PROF.DR ÖNER GÜNÇAVDI
Dünya salgın sonrası ekonomik sorunlara çözüm arayışına yoğunlaşırken, salgınla ortaya çıkan ekonomik tahribatın kurumlar ve beklentiler üzerinde yol açtığı değişimin işaretleri de yavaş yavaş gelmeye başladı. Bu işaretlerden biri geçtiğimiz günlerde Avrupa Birliği’nden geldi. Bu değişim işaretlerini ve önemini iki yazıyla açıklamaya çalışacağız.
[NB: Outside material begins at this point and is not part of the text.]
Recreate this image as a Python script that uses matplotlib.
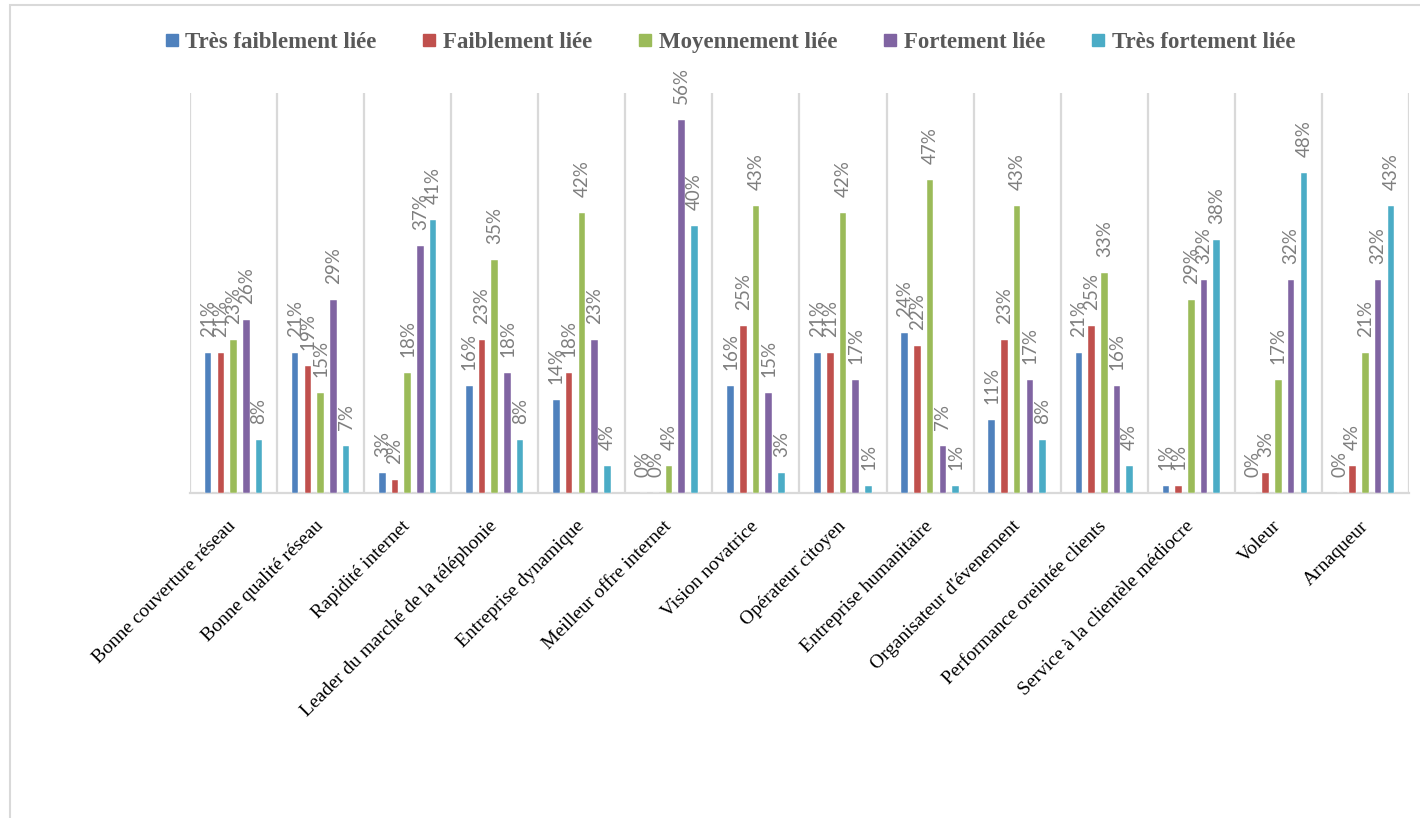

Hükümetin Merkez Bankası rezervlerini desteklemek ve TL’nin daha fazla değer kaybetmesinin önüne geçmek için kaynak arayışına girdiği günlerde, Avrupa Merkez Bankası (AMB) da Türkiye’nin kaynak için başvurduğu kurumlardan biriydi. Ancak bu talep zamanlama açısından son derecede zamansız bir talepti. Her şeyden önce AMB’nın kaynak yaratmadaki öncelikleri ile Türkiye’nin talep ettiği kaynağın kullanım amacı arasında ciddi farklılıklar vardı. AMB daha çok üye ülkelerin salgınla mücadelelerine kaynak yaratmayı amaçlıyordu. TCMB ise daha çok ulusal parasının değerini korumak için kaynak arayışı içindeydi. Bu yetmemiş gibi, ABM bir de birliğin geleceğini tehlikeye atan çok ciddi bir yasal sorunla baş etmek zorunda kalmıştı. Sorunun kaynağı AMB’nin üye ülkelere acil yardım programı kapsamında tahvil alımlarıydı.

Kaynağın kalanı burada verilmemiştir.